__SUPPLIED INFORMATION__:
[BEGIN]
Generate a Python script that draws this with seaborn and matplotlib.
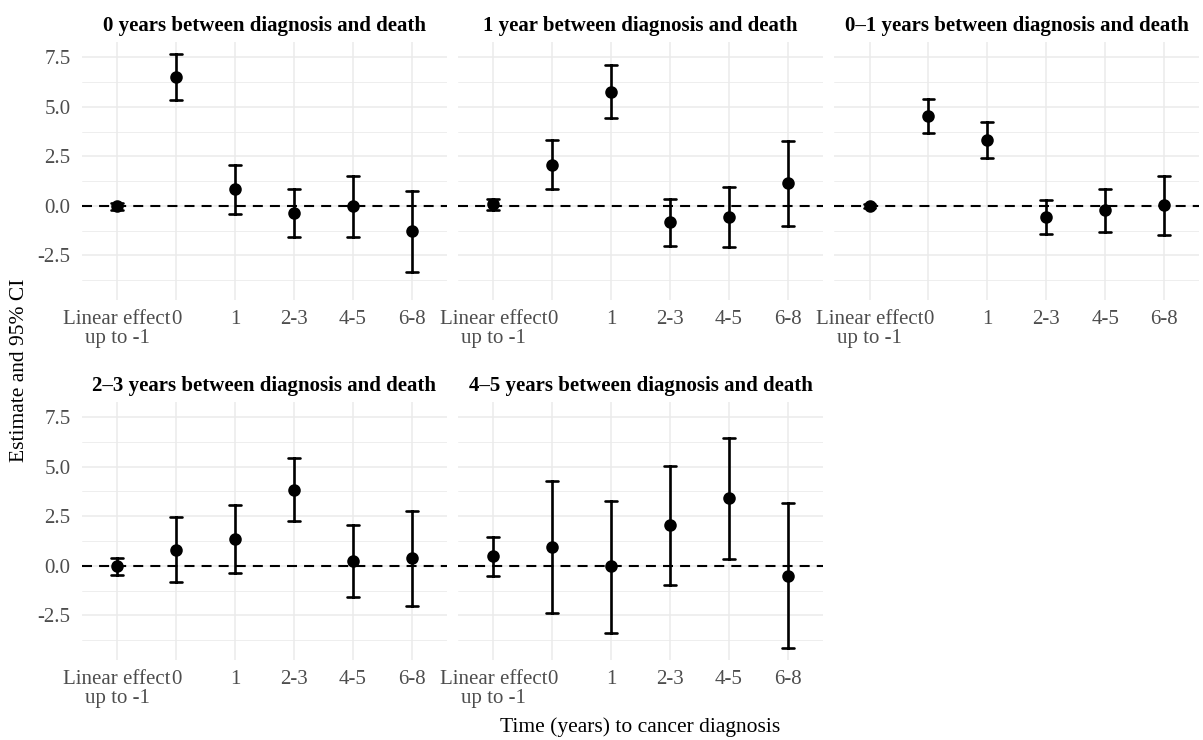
# Event-study style estimates with 95% CI, one panel per diagnosis-to-death group
import numpy as np
import pandas as pd
import matplotlib
matplotlib.use("Agg")
import matplotlib.pyplot as plt
import seaborn as sns
from matplotlib.ticker import MultipleLocator, FormatStrFormatter

# Data
categories = ["Linear effect\nup to -1", "0", "1", "2-3", "4-5", "6-8"]
panels = [
    "0 years between diagnosis and death",
    "1 year between diagnosis and death",
    "0\u20131 years between diagnosis and death",
    "2\u20133 years between diagnosis and death",
    "4\u20135 years between diagnosis and death",
]

est_0y = [-0.03, 6.50, 0.83, -0.37, -0.03, -1.28]
lo_0y = [-0.20, 5.33, -0.40, -1.57, -1.57, -3.33]
hi_0y = [0.15, 7.67, 2.08, 0.83, 1.52, 0.77]

est_1y = [0.10, 2.08, 5.77, -0.82, -0.57, 1.13]
lo_1y = [-0.20, 0.83, 4.45, -2.03, -2.07, -1.00]
hi_1y = [0.33, 3.30, 7.10, 0.37, 0.93, 3.25]

est_01y = [0.00, 4.55, 3.33, -0.57, -0.23, 0.02]
lo_01y = [-0.13, 3.68, 2.43, -1.40, -1.32, -1.48]
hi_01y = [0.10, 5.38, 4.22, 0.28, 0.83, 1.50]

est_23y = [-0.03, 0.82, 1.35, 3.83, 0.22, 0.37]
lo_23y = [-0.47, -0.80, -0.37, 2.25, -1.60, -2.05]
hi_23y = [0.37, 2.45, 3.08, 5.42, 2.07, 2.75]

est_45y = [0.48, 0.95, -0.03, 2.05, 3.40, -0.50]
lo_45y = [-0.52, -2.37, -3.37, -0.98, 0.32, -4.17]
hi_45y = [1.47, 4.28, 3.27, 5.05, 6.47, 3.18]

estimates = [est_0y, est_1y, est_01y, est_23y, est_45y]
lowers = [lo_0y, lo_1y, lo_01y, lo_23y, lo_45y]
uppers = [hi_0y, hi_1y, hi_01y, hi_23y, hi_45y]

# long table: lower / estimate / upper rows, median gives the estimate,
# min/max give the interval
rows = []
for p, est, lo, hi in zip(panels, estimates, lowers, uppers):
    for c, e, l, h in zip(categories, est, lo, hi):
        for v in (l, e, h):
            rows.append({"panel": p, "time": c, "value": v})
df = pd.DataFrame(rows)

sns.set_theme(style="white")
plt.rcParams["font.family"] = ["Liberation Serif", "DejaVu Serif"]
plt.rcParams["axes.unicode_minus"] = False

g = sns.catplot(
    data=df, x="time", y="value", col="panel", col_wrap=3,
    col_order=panels, order=categories, kind="point",
    estimator="median", errorbar=lambda v: (v.min(), v.max()),
    color="black", linestyle="none", markersize=7, capsize=0.2,
    err_kws={"linewidth": 1.9},
    height=3, aspect=1.3,
)
g.set_axis_labels("", "")

fig = g.figure
fig.set_size_inches(12.03, 7.40)
fig.subplots_adjust(left=0.068, right=0.997, top=0.943, bottom=0.108,
                    wspace=0.03, hspace=0.395)

for name, ax in g.axes_dict.items():
    ax.set_title(name, fontweight="bold", fontsize=15, color="black", pad=8)
    ax.set_xlim(-0.6, 5.6)
    ax.set_ylim(-4.76, 8.26)
    ax.yaxis.set_major_locator(MultipleLocator(2.5))
    ax.yaxis.set_minor_locator(MultipleLocator(1.25))
    ax.yaxis.set_major_formatter(FormatStrFormatter("%.1f"))
    ax.grid(which="major", color="#EBEBEB", linewidth=1.1)
    ax.grid(which="minor", axis="y", color="#EBEBEB", linewidth=0.6)
    ax.set_axisbelow(True)
    for s in ax.spines.values():
        s.set_visible(False)
    ax.axhline(0, color="black", linewidth=1.5, linestyle=(0, (4.8, 3.4)), zorder=1.5)
    ax.tick_params(axis="both", which="both", length=0, labelsize=15,
                   labelcolor="#4D4D4D")
    ax.tick_params(axis="x", pad=7, labelbottom=True)
    ax.tick_params(axis="y", pad=8)
    for lab in ax.get_xticklabels():
        lab.set_linespacing(1.0)

fig.text(0.016, 0.5, "Estimate and 95% CI", rotation=90, va="center", ha="center",
         fontsize=15.5, color="black")
fig.text(0.532, 0.018, "Time (years) to cancer diagnosis", va="center", ha="center",
         fontsize=15.5, color="black")

fig.savefig("out.png", dpi=100)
[END]
__JOB__:
Leave out all pictures, then copy the remaining material exactly.

__THE OUTPUT__:
Generate a Python script that draws this with seaborn and matplotlib.
# Event-study style estimates with 95% CI, one panel per diagnosis-to-death group
import numpy as np
import pandas as pd
import matplotlib
matplotlib.use("Agg")
import matplotlib.pyplot as plt
import seaborn as sns
from matplotlib.ticker import MultipleLocator, FormatStrFormatter

# Data
categories = ["Linear effect\nup to -1", "0", "1", "2-3", "4-5", "6-8"]
panels = [
    "0 years between diagnosis and death",
    "1 year between diagnosis and death",
    "0\u20131 years between diagnosis and death",
    "2\u20133 years between diagnosis and death",
    "4\u20135 years between diagnosis and death",
]

est_0y = [-0.03, 6.50, 0.83, -0.37, -0.03, -1.28]
lo_0y = [-0.20, 5.33, -0.40, -1.57, -1.57, -3.33]
hi_0y = [0.15, 7.67, 2.08, 0.83, 1.52, 0.77]

est_1y = [0.10, 2.08, 5.77, -0.82, -0.57, 1.13]
lo_1y = [-0.20, 0.83, 4.45, -2.03, -2.07, -1.00]
hi_1y = [0.33, 3.30, 7.10, 0.37, 0.93, 3.25]

est_01y = [0.00, 4.55, 3.33, -0.57, -0.23, 0.02]
lo_01y = [-0.13, 3.68, 2.43, -1.40, -1.32, -1.48]
hi_01y = [0.10, 5.38, 4.22, 0.28, 0.83, 1.50]

est_23y = [-0.03, 0.82, 1.35, 3.83, 0.22, 0.37]
lo_23y = [-0.47, -0.80, -0.37, 2.25, -1.60, -2.05]
hi_23y = [0.37, 2.45, 3.08, 5.42, 2.07, 2.75]

est_45y = [0.48, 0.95, -0.03, 2.05, 3.40, -0.50]
lo_45y = [-0.52, -2.37, -3.37, -0.98, 0.32, -4.17]
hi_45y = [1.47, 4.28, 3.27, 5.05, 6.47, 3.18]

estimates = [est_0y, est_1y, est_01y, est_23y, est_45y]
lowers = [lo_0y, lo_1y, lo_01y, lo_23y, lo_45y]
uppers = [hi_0y, hi_1y, hi_01y, hi_23y, hi_45y]

# long table: lower / estimate / upper rows, median gives the estimate,
# min/max give the interval
rows = []
for p, est, lo, hi in zip(panels, estimates, lowers, uppers):
    for c, e, l, h in zip(categories, est, lo, hi):
        for v in (l, e, h):
            rows.append({"panel": p, "time": c, "value": v})
df = pd.DataFrame(rows)

sns.set_theme(style="white")
plt.rcParams["font.family"] = ["Liberation Serif", "DejaVu Serif"]
plt.rcParams["axes.unicode_minus"] = False

g = sns.catplot(
    data=df, x="time", y="value", col="panel", col_wrap=3,
    col_order=panels, order=categories, kind="point",
    estimator="median", errorbar=lambda v: (v.min(), v.max()),
    color="black", linestyle="none", markersize=7, capsize=0.2,
    err_kws={"linewidth": 1.9},
    height=3, aspect=1.3,
)
g.set_axis_labels("", "")

fig = g.figure
fig.set_size_inches(12.03, 7.40)
fig.subplots_adjust(left=0.068, right=0.997, top=0.943, bottom=0.108,
                    wspace=0.03, hspace=0.395)

for name, ax in g.axes_dict.items():
    ax.set_title(name, fontweight="bold", fontsize=15, color="black", pad=8)
    ax.set_xlim(-0.6, 5.6)
    ax.set_ylim(-4.76, 8.26)
    ax.yaxis.set_major_locator(MultipleLocator(2.5))
    ax.yaxis.set_minor_locator(MultipleLocator(1.25))
    ax.yaxis.set_major_formatter(FormatStrFormatter("%.1f"))
    ax.grid(which="major", color="#EBEBEB", linewidth=1.1)
    ax.grid(which="minor", axis="y", color="#EBEBEB", linewidth=0.6)
    ax.set_axisbelow(True)
    for s in ax.spines.values():
        s.set_visible(False)
    ax.axhline(0, color="black", linewidth=1.5, linestyle=(0, (4.8, 3.4)), zorder=1.5)
    ax.tick_params(axis="both", which="both", length=0, labelsize=15,
                   labelcolor="#4D4D4D")
    ax.tick_params(axis="x", pad=7, labelbottom=True)
    ax.tick_params(axis="y", pad=8)
    for lab in ax.get_xticklabels():
        lab.set_linespacing(1.0)

fig.text(0.016, 0.5, "Estimate and 95% CI", rotation=90, va="center", ha="center",
         fontsize=15.5, color="black")
fig.text(0.532, 0.018, "Time (years) to cancer diagnosis", va="center", ha="center",
         fontsize=15.5, color="black")

fig.savefig("out.png", dpi=100)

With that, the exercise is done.